Simbolo dell'amore materno, della luce, della forza, dell'immortalità e dell’abbondanza continua ad essere ancora oggi circondato da un’aura mistica. Anche nella cultura buddhista e islamica esiste un legame tra l’albero e la rivelazione (o conoscenza): Buddha avrebbe ricevuto l'illuminazione sotto un fico mentre il profeta Muhammad (Maometto) parlò per la prima volta sotto un fico, chiamato da allora anche l’Albero del Cielo.
Di forte ricchezza simbolica, prima fra tutte quelle della fertilità e della fecondità, il frutto assume nell'antichità classica, una valenza erotica. Dedicato ad Atena e a Dionisio, che era il dio della vegetazione, poi dell'estasi, del vino, dell'ebbrezza e della liberazione dei sensi, è associato anche alla pratica la sicomazia, un metodo di divinazione che avveniva attraverso le foglie dell'albero.
In epoca romana lo ritroviamo nel racconto della nascita della città eterna: il famoso cesto nel quale erano stati abbondonati Romolo e Remo, prima di essere trovati dalla lupa, si fermò miracolosamente sotto un albero di fico lungo il Tevere. Inoltre, i romani usavano regalare a Capodanno, esattamente come facciamo noi ancora oggi, fichi e miele.
La Calabria, così come molte altre regioni meridionali e del mediterraneo, ha vissuto ed assorbito molte di queste credenze che nel tempo si sono sedimentate e hanno dato vita alle tradizioni che tutti noi conosciamo e che ancora resistono dopo secoli. Piantato davanti alle case e ai templi, perché considerato di buon auspicio, i suoi frutti rimasero per lungo tempo la base dell’alimentazione di tutta la popolazione.
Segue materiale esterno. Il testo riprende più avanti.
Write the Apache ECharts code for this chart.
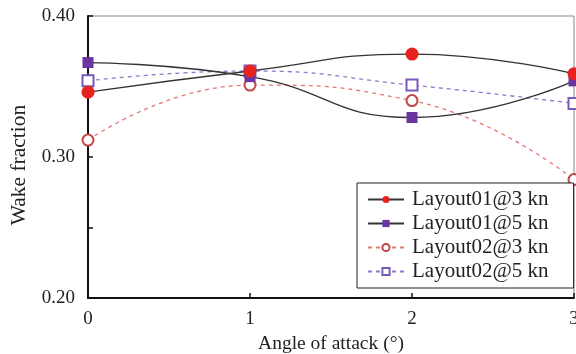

Una famosa leggenda calabrese narra che Maria, Giuseppe e Gesù, mentre erano in fuga verso l’Egitto per scampare alla strage degli innocenti ordinata dal Re Erode, decisero di trascorrere la notte sotto un albero di fico poiché non trovarono riparo altrove. L’Albero, appena vide la Sacra Famiglia, allungò i rami e allargò le foglie fino a nasconderli completamente agli occhi dei soldati del Re. La mattina seguente la Madonna uscì dal verde nascondiglio e rivolgendosi all’albero di fico disse: «Che tu sia benedetto, o fico. Per due volte all’anno darai i frutti più dolci della terra».
Da allora, all’inizio e alla fine dell’estate il fico dona i suoi dolci frutti e i calabresi, in ricordo di questa antica leggenda, li fanno seccare al sole e li consumano a Natale per celebrare la nascita di Cristo.